In the example above, the answer is given with using the class noun ("novel") and the identifying specification ("by the American writer J. D. Salinger").

I wonder what option would be best to give an answer with using only the class noun (or a noun phrase), that is, without the identifying specification?

Should it be like:

-- What is "The Catcher in the Rye"?

-- It's a novel.

or

-- What is "The Catcher in the Rye"?

-- It's a kind of novel.

or

-- What is "The Catcher in the Rye"?

-- It's one novel.

or

-- What is "The Catcher in the Rye"?

-- It's one such novel.

or

-- What is "The Catcher in the Rye"?

-- It's one specific novel.

or what?

  • The best will vary, depending on your criteria for evaluation. – Davo Nov 14 '18 at 15:09
7

The correct answer is:

It's a novel.

"A kind of novel" and "one such novel" don't pair with that very generic question. They deal with types and categories.

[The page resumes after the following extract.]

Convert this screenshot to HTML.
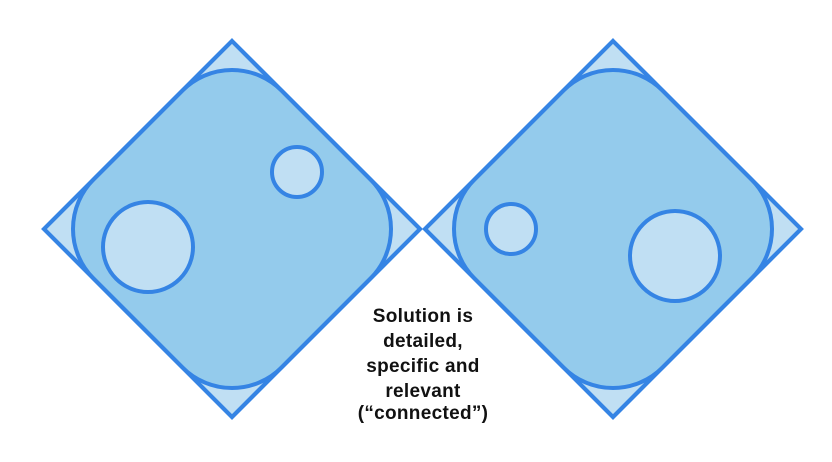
<!DOCTYPE html>
<html><head><style>body{margin:0;background:#fff}</style></head><body>
<svg width="832" height="457" xmlns="http://www.w3.org/2000/svg">
<g stroke="#3584e4" stroke-width="4">
<polygon points="232,41 420,229 232,417 44,229" fill="#c0dff3"/>
<path d="M182.5,90.5 A70,70 0 0 1 281.5,90.5 L370.5,179.5 A70,70 0 0 1 370.5,278.5 L281.5,367.5 A70,70 0 0 1 182.5,367.5 L93.5,278.5 A70,70 0 0 1 93.5,179.5 Z" fill="#94cbec"/>
<polygon points="232,41 420,229 232,417 44,229" fill="none"/>
<circle cx="148" cy="247" r="45" fill="#c0dff3"/>
<circle cx="297" cy="172" r="25" fill="#c0dff3"/>
<g transform="translate(381,0)">
<polygon points="232,41 420,229 232,417 44,229" fill="#c0dff3"/>
<path d="M182.5,90.5 A70,70 0 0 1 281.5,90.5 L370.5,179.5 A70,70 0 0 1 370.5,278.5 L281.5,367.5 A70,70 0 0 1 182.5,367.5 L93.5,278.5 A70,70 0 0 1 93.5,179.5 Z" fill="#94cbec"/>
<polygon points="232,41 420,229 232,417 44,229" fill="none"/>
</g>
<circle cx="511" cy="229" r="25" fill="#c0dff3"/>
<circle cx="675" cy="256" r="45" fill="#c0dff3"/>
</g>
<g font-family="Liberation Sans, sans-serif" font-weight="bold" font-size="19" letter-spacing="0.3" text-anchor="middle" fill="#111">
<text x="423" y="322">Solution is</text>
<text x="423" y="347">detailed,</text>
<text x="423" y="372">specific and</text>
<text x="423" y="397">relevant</text>
<text x="423" y="419">(“connected”)</text>
</g>
</svg>
</body></html>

Those answers would be appropriate for something like this:

What is an example of a coming of age novel? The Catcher in the Rye is one such novel.

Or

The Catcher in the Rye is a kind of coming of age novel.

"One novel" answers quantity:

The Catcher in the Rye is a trilogy, right? No, it's one novel.

"One specific novel" clarifies:

Are you looking for a book about coming of age stories? No, I'm looking for one specific novel.